Law firms: small becomes big

In Spain, 90% of the legal market consist of small and medium-sized law firms with often very small structures, but with a high degree of specialization and enormous flexibility and a closeness to clients that was about to be lost in the practice of law. These firms have also integrated new technologies, cloud computing and social networks at great speed. There are even reputable partners of large firms who have moved into these boutiques or set up one on their own.

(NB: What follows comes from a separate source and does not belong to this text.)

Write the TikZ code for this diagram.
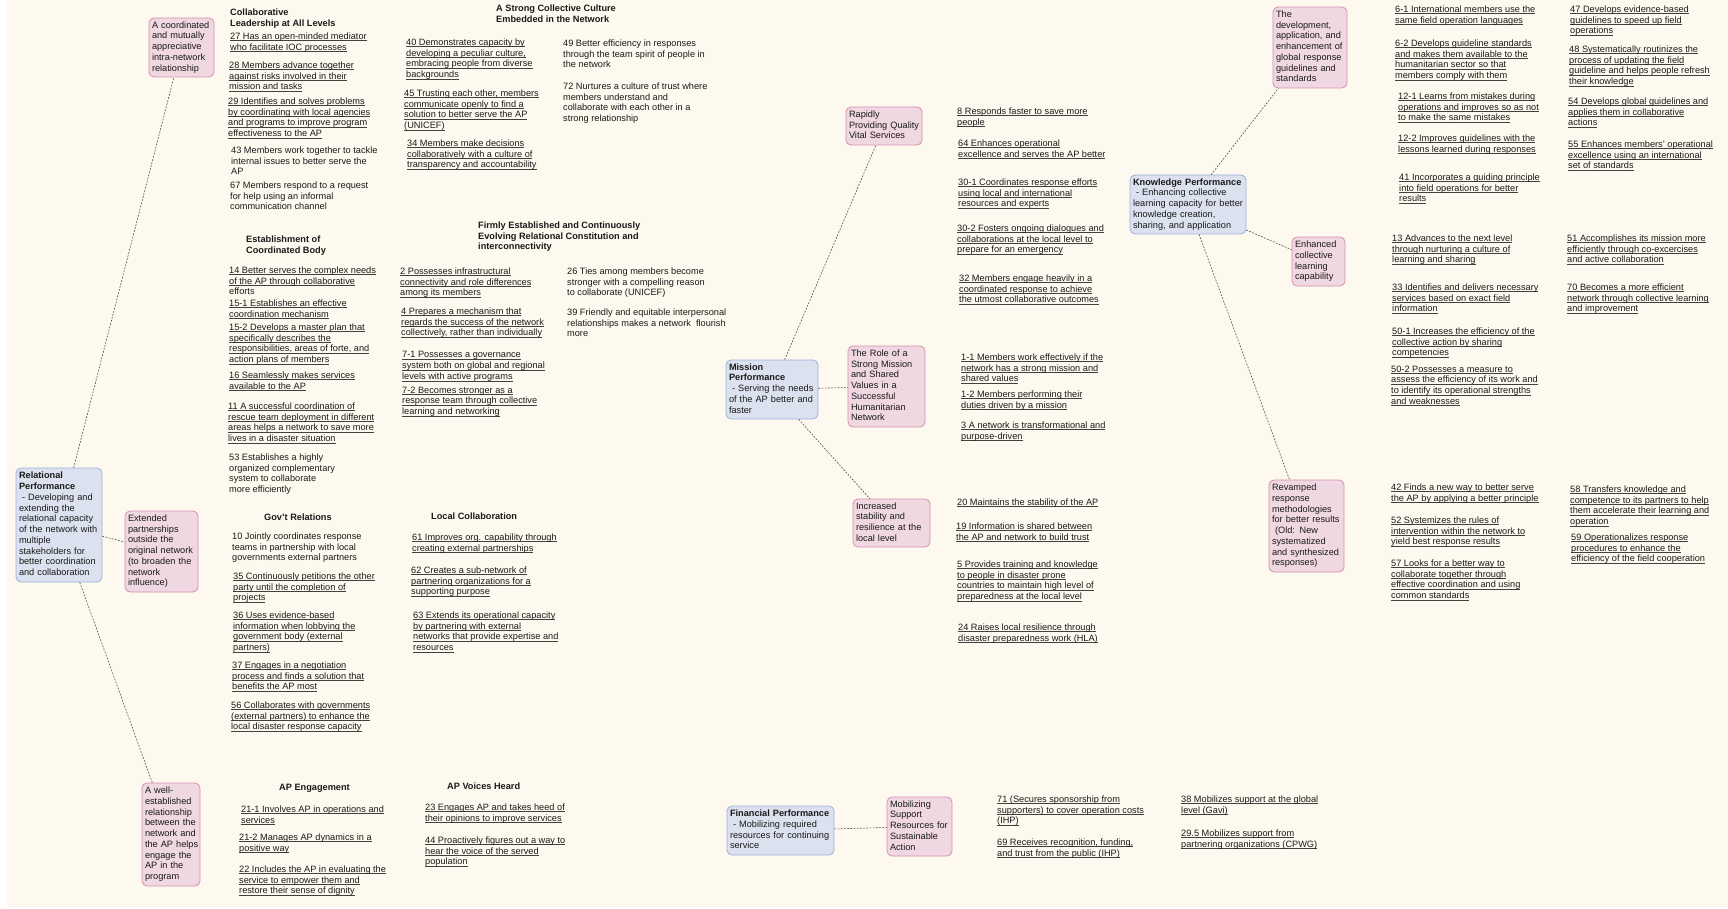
\documentclass[tikz,border=0pt]{standalone}
\usepackage{fontspec}
\setmainfont{Liberation Sans}
\definecolor{paper}{HTML}{FEF9EE}
\definecolor{pinkfill}{HTML}{F0D8E3}
\definecolor{pinkline}{HTML}{D58FAE}
\definecolor{bluefill}{HTML}{DCE1EF}
\definecolor{blueline}{HTML}{9BB0DC}
\definecolor{ink}{HTML}{1A1A1A}
% underlined (linked) line of text
\newcommand\lk[1]{\leavevmode\setbox0\hbox{#1}\rlap{\color{black!75}\rule[-1.7pt]{\wd0}{0.55pt}}\box0}
% unbreakable block of lines for the cards
\newcommand\tb[1]{\begin{tabular}{@{}l@{}}#1\end{tabular}}
\begin{document}
\begin{tikzpicture}[x=1pt,y=-1pt,
  every node/.style={font=\fontsize{9.2}{10.75}\selectfont, text=ink},
  itm/.style={anchor=north west, inner sep=0pt, align=left, yshift=3.6pt},
  hd/.style={itm, font=\fontsize{9.2}{10.75}\selectfont\bfseries},
  card/.style={rounded corners=5pt, line width=0.8pt, inner xsep=3pt, inner ysep=0pt, align=left},
  pk/.style={card, draw=pinkline, fill=pinkfill},
  bl/.style={card, draw=blueline, fill=bluefill},
  link/.style={draw=black!70, line width=0.6pt, dash pattern=on 1.8pt off 1.4pt}
]
\useasboundingbox (0,0) rectangle (1728,909);
\fill[white] (0,0) rectangle (1728,909);
\fill[paper] (7,0) rectangle (1728,907);

% ---------------- Relational performance ----------------
\node[bl, minimum width=86pt, minimum height=114pt, text width=80pt] (rel) at (59,525)
  {\tb{\textbf{Relational}\\\textbf{Performance}\\~- Developing and\\extending the\\relational capacity\\of the network with\\multiple\\stakeholders for\\better coordination\\and collaboration}};
\node[pk, minimum width=65pt, minimum height=59pt, text width=59pt] (coord) at (181.5,47.5)
  {\tb{A coordinated\\and mutually\\appreciative\\intra-network\\relationship}};
\node[pk, minimum width=73pt, minimum height=81pt, text width=67pt] (ext) at (161.5,551.5)
  {\tb{Extended\\partnerships\\outside the\\original network\\(to broaden the\\network\\influence)}};
\node[pk, minimum width=58pt, minimum height=103pt, text width=52pt] (well) at (171,834.5)
  {\tb{A well-\\established\\relationship\\between the\\network and\\the AP helps\\engage the\\AP in the\\program}};

\node[hd] (hcl) at (230,12) {Collaborative\\Leadership at All Levels};
\node[itm] (i27) at (230,36) {\lk{27 Has an open-minded mediator}\\\lk{who facilitate IOC processes}};
\node[itm] (i28) at (229,65) {\lk{28 Members advance together}\\\lk{against risks involved in their}\\\lk{mission and tasks}};
\node[itm] (i29) at (228,101) {\lk{29 Identifies and solves problems}\\\lk{by coordinating with local agencies}\\\lk{and programs to improve program}\\\lk{effectiveness to the AP}};
\node[itm] (i43) at (231,150) {43 Members work together to tackle\\internal issues to better serve the\\AP};
\node[itm] (i67) at (230,185) {67 Members respond to a request\\for help using an informal\\communication channel};

\node[hd] (hcb) at (246,239) {Establishment of\\Coordinated Body};
\node[itm] (i14) at (229,270) {\lk{14 Better serves the complex needs}\\\lk{of the AP through collaborative}\\efforts};
\node[itm] (i151) at (229,303) {\lk{15-1 Establishes an effective}\\\lk{coordination mechanism}};
\node[itm] (i152) at (229,327) {\lk{15-2 Develops a master plan that}\\\lk{specifically describes the}\\\lk{responsibilities, areas of forte, and}\\\lk{action plans of members}};
\node[itm] (i16) at (229,375) {\lk{16 Seamlessly makes services}\\\lk{available to the AP}};
\node[itm] (i11) at (228,406) {\lk{11 A successful coordination of}\\\lk{rescue team deployment in different}\\\lk{areas helps a network to save more}\\\lk{lives in a disaster situation}};
\node[itm] (i53) at (229,457) {53 Establishes a highly\\organized complementary\\system to collaborate\\more efficiently};

\node[hd] (hgov) at (264,517) {Gov't Relations};
\node[itm] (i10) at (232,536) {10 Jointly coordinates response\\teams in partnership with local\\governments external partners};
\node[itm] (i35) at (233,576) {\lk{35 Continuously petitions the other}\\\lk{party until the completion of}\\\lk{projects}};
\node[itm] (i36) at (233,615) {\lk{36 Uses evidence-based}\\\lk{information when lobbying the}\\\lk{government body (external}\\\lk{partners)}};
\node[itm] (i37) at (232,665) {\lk{37 Engages in a negotiation}\\\lk{process and finds a solution that}\\\lk{benefits the AP most}};
\node[itm] (i56) at (231,705) {\lk{56 Collaborates with governments}\\\lk{(external partners) to enhance the}\\\lk{local disaster response capacity}};

\node[hd] (hape) at (279,788) {AP Engagement};
\node[itm] (i211) at (241,809) {\lk{21-1 Involves AP in operations and}\\\lk{services}};
\node[itm] (i212) at (239,837) {\lk{21-2 Manages AP dynamics in a}\\\lk{positive way}};
\node[itm] (i22) at (239,869) {\lk{22 Includes the AP in evaluating the}\\\lk{service to empower them and}\\\lk{restore their sense of dignity}};

\node[hd] (hcul) at (496,8) {A Strong Collective Culture\\Embedded in the Network};
\node[itm] (i40) at (406,42) {\lk{40 Demonstrates capacity by}\\\lk{developing a peculiar culture,}\\\lk{embracing people from diverse}\\\lk{backgrounds}};
\node[itm] (i45) at (404,93) {\lk{45 Trusting each other, members}\\\lk{communicate openly to find a}\\\lk{solution to better serve the AP}\\\lk{(UNICEF)}};
\node[itm] (i34) at (407,143) {\lk{34 Members make decisions}\\\lk{collaboratively with a culture of}\\\lk{transparency and accountability}};
\node[itm] (i49) at (563,43) {49 Better efficiency in responses\\through the team spirit of people in\\the network};
\node[itm] (i72) at (563,86) {72 Nurtures a culture of trust where\\members understand and\\collaborate with each other in a\\strong relationship};

\node[hd] (hrc) at (478,225) {Firmly Established and Continuously\\Evolving Relational Constitution and\\interconnectivity};
\node[itm] (i2) at (400,271) {\lk{2 Possesses infrastructural}\\\lk{connectivity and role differences}\\\lk{among its members}};
\node[itm] (i26) at (567,271) {26 Ties among members become\\stronger with a compelling reason\\to collaborate (UNICEF)};
\node[itm] (i4) at (401,311) {\lk{4 Prepares a mechanism that}\\\lk{regards the success of the network}\\\lk{collectively, rather than individually}};
\node[itm] (i39) at (567,312) {39 Friendly and equitable interpersonal\\relationships makes a network~ flourish\\more};
\node[itm] (i71) at (402,355) {\lk{7-1 Possesses a governance}\\\lk{system both on global and regional}\\\lk{levels with active programs}};
\node[itm] (i72b) at (402,390) {\lk{7-2 Becomes stronger as a}\\\lk{response team through collective}\\\lk{learning and networking}};

\node[hd] (hloc) at (431,516) {Local Collaboration};
\node[itm] (i61) at (412,537) {\lk{61 Improves org. capability through}\\\lk{creating external partnerships}};
\node[itm] (i62) at (411,570) {\lk{62 Creates a sub-network of}\\\lk{partnering organizations for a}\\\lk{supporting purpose}};
\node[itm] (i63) at (413,615) {\lk{63 Extends its operational capacity}\\\lk{by partnering with external}\\\lk{networks that provide expertise and}\\\lk{resources}};

\node[hd] (hvoi) at (447,786) {AP Voices Heard};
\node[itm] (i23) at (425,807) {\lk{23 Engages AP and takes heed of}\\\lk{their opinions to improve services}};
\node[itm] (i44) at (425,840) {\lk{44 Proactively figures out a way to}\\\lk{hear the voice of the served}\\\lk{population}};

% ---------------- Mission performance ----------------
\node[bl, minimum width=92pt, minimum height=59pt, text width=86pt] (mis) at (772,389.5)
  {\tb{\textbf{Mission}\\\textbf{Performance}\\~- Serving the needs\\of the AP better and\\faster}};
\node[pk, minimum width=76pt, minimum height=38pt, text width=70pt] (rap) at (884,126)
  {\tb{Rapidly\\Providing Quality\\Vital Services}};
\node[pk, minimum width=77pt, minimum height=81pt, text width=71pt] (role) at (886.5,386.5)
  {\tb{The Role of a\\Strong Mission\\and Shared\\Values in a\\Successful\\Humanitarian\\Network}};
\node[pk, minimum width=77pt, minimum height=48pt, text width=71pt] (inc) at (891.5,523)
  {\tb{Increased\\stability and\\resilience at the\\local level}};

\node[itm] (i8) at (957,111) {\lk{8 Responds faster to save more}\\\lk{people}};
\node[itm] (i64) at (958,143) {\lk{64 Enhances operational}\\\lk{excellence and serves the AP better}};
\node[itm] (i301) at (958,182) {\lk{30-1 Coordinates response efforts}\\\lk{using local and international}\\\lk{resources and experts}};
\node[itm] (i302) at (957,228) {\lk{30-2 Fosters ongoing dialogues and}\\\lk{collaborations at the local level to}\\\lk{prepare for an emergency}};
\node[itm] (i32) at (959,278) {\lk{32 Members engage heavily in a}\\\lk{coordinated response to achieve}\\\lk{the utmost collaborative outcomes}};
\node[itm] (i11m) at (961,357) {\lk{1-1 Members work effectively if the}\\\lk{network has a strong mission and}\\\lk{shared values}};
\node[itm] (i12m) at (961,394) {\lk{1-2 Members performing their}\\\lk{duties driven by a mission}};
\node[itm] (i3) at (961,425) {\lk{3 A network is transformational and}\\\lk{purpose-driven}};
\node[itm] (i20) at (957,502) {\lk{20 Maintains the stability of the AP}};
\node[itm] (i19) at (956,526) {\lk{19 Information is shared between}\\\lk{the AP and network to build trust}};
\node[itm] (i5) at (957,564) {\lk{5 Provides training and knowledge}\\\lk{to people in disaster prone}\\\lk{countries to maintain high level of}\\\lk{preparedness at the local level}};
\node[itm] (i24) at (958,627) {\lk{24 Raises local resilience through}\\\lk{disaster preparedness work (HLA)}};

% ---------------- Financial performance ----------------
\node[bl, minimum width=107pt, minimum height=49pt, text width=101pt] (fin) at (780.5,830.5)
  {\tb{\textbf{Financial Performance}\\~- Mobilizing required\\resources for continuing\\service}};
\node[pk, minimum width=65pt, minimum height=59pt, text width=59pt] (mob) at (919.5,826.5)
  {\tb{Mobilizing\\Support\\Resources for\\Sustainable\\Action}};
\node[itm] (i71f) at (997,799) {\lk{71 (Secures sponsorship from}\\\lk{supporters) to cover operation costs}\\\lk{(IHP)}};
\node[itm] (i69) at (997,842) {\lk{69 Receives recognition, funding,}\\\lk{and trust from the public (IHP)}};
\node[itm] (i38) at (1181,799) {\lk{38 Mobilizes support at the global}\\\lk{level (Gavi)}};
\node[itm] (i295) at (1181,833) {\lk{29.5 Mobilizes support from}\\\lk{partnering organizations (CPWG)}};

% ---------------- Knowledge performance ----------------
\node[bl, minimum width=116pt, minimum height=59pt, text width=110pt] (kno) at (1188,204.5)
  {\tb{\textbf{Knowledge Performance}\\~- Enhancing collective\\learning capacity for better\\knowledge creation,\\sharing, and application}};
\node[pk, minimum width=74pt, minimum height=81pt, text width=68pt] (dev) at (1310,47.5)
  {\tb{The\\development,\\application, and\\enhancement of\\global response\\guidelines and\\standards}};
\node[pk, minimum width=53pt, minimum height=49pt, text width=47pt] (enh) at (1318.5,261.5)
  {\tb{Enhanced\\collective\\learning\\capability}};
\node[pk, minimum width=75pt, minimum height=92pt, text width=69pt] (rev) at (1306.5,526)
  {\tb{Revamped\\response\\methodologies\\for better results\\~(Old: New\\systematized\\and synthesized\\responses)}};

\node[itm] (i61k) at (1395,9) {\lk{6-1 International members use the}\\\lk{same field operation languages}};
\node[itm] (i62k) at (1395,43) {\lk{6-2 Develops guideline standards}\\\lk{and makes them available to the}\\\lk{humanitarian sector so that}\\\lk{members comply with them}};
\node[itm] (i121) at (1398,96) {\lk{12-1 Learns from mistakes during}\\\lk{operations and improves so as not}\\\lk{to make the same mistakes}};
\node[itm] (i122) at (1398,138) {\lk{12-2 Improves guidelines with the}\\\lk{lessons learned during responses}};
\node[itm] (i41) at (1399,177) {\lk{41 Incorporates a guiding principle}\\\lk{into field operations for better}\\\lk{results}};
\node[itm] (i47) at (1570,9) {\lk{47 Develops evidence-based}\\\lk{guidelines to speed up field}\\\lk{operations}};
\node[itm] (i48) at (1569,49) {\lk{48 Systematically routinizes the}\\\lk{process of updating the field}\\\lk{guideline and helps people refresh}\\\lk{their knowledge}};
\node[itm] (i54) at (1568,101) {\lk{54 Develops global guidelines and}\\\lk{applies them in collaborative}\\\lk{actions}};
\node[itm] (i55) at (1568,144) {\lk{55 Enhances members' operational}\\\lk{excellence using an international}\\\lk{set of standards}};
\node[itm] (i13) at (1392,238) {\lk{13 Advances to the next level}\\\lk{through nurturing a culture of}\\\lk{learning and sharing}};
\node[itm] (i33) at (1392,287) {\lk{33 Identifies and delivers necessary}\\\lk{services based on exact field}\\\lk{information}};
\node[itm] (i51) at (1567,238) {\lk{51 Accomplishes its mission more}\\\lk{efficiently through co-excercises}\\\lk{and active collaboration}};
\node[itm] (i70) at (1567,287) {\lk{70 Becomes a more efficient}\\\lk{network through collective learning}\\\lk{and improvement}};
\node[itm] (i501) at (1392,331) {\lk{50-1 Increases the efficiency of the}\\\lk{collective action by sharing}\\\lk{competencies}};
\node[itm] (i502) at (1391,369) {\lk{50-2 Possesses a measure to}\\\lk{assess the efficiency of its work and}\\\lk{to identify its operational strengths}\\\lk{and weaknesses}};
\node[itm] (i42) at (1391,487) {\lk{42 Finds a new way to better serve}\\\lk{the AP by applying a better principle}};
\node[itm] (i52) at (1391,520) {\lk{52 Systemizes the rules of}\\\lk{intervention within the network to}\\\lk{yield best response results}};
\node[itm] (i57) at (1391,563) {\lk{57 Looks for a better way to}\\\lk{collaborate together through}\\\lk{effective coordination and using}\\\lk{common standards}};
\node[itm] (i58) at (1570,489) {\lk{58 Transfers knowledge and}\\\lk{competence to its partners to help}\\\lk{them accelerate their learning and}\\\lk{operation}};
\node[itm] (i59) at (1571,537) {\lk{59 Operationalizes response}\\\lk{procedures to enhance the}\\\lk{efficiency of the field cooperation}};

% ---------------- connectors ----------------
\draw[link] (rel) -- (coord);
\draw[link] (rel) -- (ext);
\draw[link] (rel) -- (well);
\draw[link] (mis) -- (rap);
\draw[link] (mis) -- (role);
\draw[link] (mis) -- (inc);
\draw[link] (fin) -- (mob);
\draw[link] (kno) -- (dev);
\draw[link] (kno) -- (enh);
\draw[link] (kno) -- (rev);
\end{tikzpicture}
\end{document}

While the market seems to be dominated by the big four firms, Garrigues, Uría Menéndez, Cuatrecasas and Gómez-Acebo & Pombo, which employ hundreds of lawyers and even figure in the global and European rankings, a large group of much smaller firms have developed, but with a high level of expertise and a growing client portfolio.

Spanish boutiques have been flexing their muscles for some time now. Ceca Magán, Olleros, Broseta, Dictum, Iure, Mijares, González Franco, Adarve, Herrero & Asociados, Blas de Lezo, Lequid, Advisoria, Medina Cuadros, Balms, Cortizo, MLA, Martínez-Echevarria, Montero-Aramburu, L&S, Abdón Pedrajas and a long etcetera have long been competing with the big firms, although in recent months they have opted for aggressive policies in price and the fight for large contracts. A policy that, perhaps, with the prolonged crisis in Spain, they will have to pay dearly for. Many of the firms have built up a clientele in their regional fiefdoms that has finally allowed them to make the leap to Madrid and thus compete in the national market with their lower prices, their individualized attention and their know-how of specialized law, based on a business structure that has grown organically so far.

With access to new, larger clients, they require the support of professionals who know how to handle these accounts, and the boutiques have become acutely aware of this. Bringing in former heads of large firms or partners forced to retire allows them to talk to large clients as well as any of the leaders in the rankings.

Their experience in the more local legal markets, where competition is fierce, has given many of these firms, whose size is tailored to the singularity of the matters they deal with, a stability and knowledge of dealing with clients and commercial skills that many law firms in the capital lack. If we add to that the fact that the structure has generally grown with solid family relationships and then with lateral incorporations, we are facing the miracle of the legal boutiques in Spain.

But it is not enough for small and medium-sized firms to conquer the national market and set their sights on Barcelona and Madrid. Many of them have embarked on the path of internationalization with their own offices in Portugal, Peru, Mexico, Chile, Brazil, or in Eastern Europe, such as Bulgaria, Romania or Poland, in the Middle East, with Turkey, Dubai, and even Asia, with offices in Indonesia, Singapore or China itself. The small ones have taught the big ones that it is possible to be in all those places and be profitable.

The lack of internationalization of the big firms, which barely reach 10% of their turnover outside Spain, has left the small and medium-sized firms many opportunities and a foothold in key markets such as Latin America, the Middle East or Eastern Europe. Many firms operate with their own brand in local offices and guarantee their Spanish clients a perfect knowledge of the international markets and a close treatment as in Spain.

The corporate structure of many small and medium-sized firms is also a key factor in the current situation, where decisions have to be taken more quickly and, above all, have to be communicated and shared with the entire staff. The business culture of Spanish boutiques, based on effort and the search for nearby talent, the basic family structure with few partners, proves its effectiveness in times of change and redefinition of the profession and the practice of law.

The quality of legal services provided by the specialized boutiques and the closer treatment and more flexible and transparent billing of the more generalist commercial law firms lead us to believe that their market share will increase in this time of crisis, which will last for many months. All fishermen win in troubled waters, and these so-called small ones know a lot about fishing.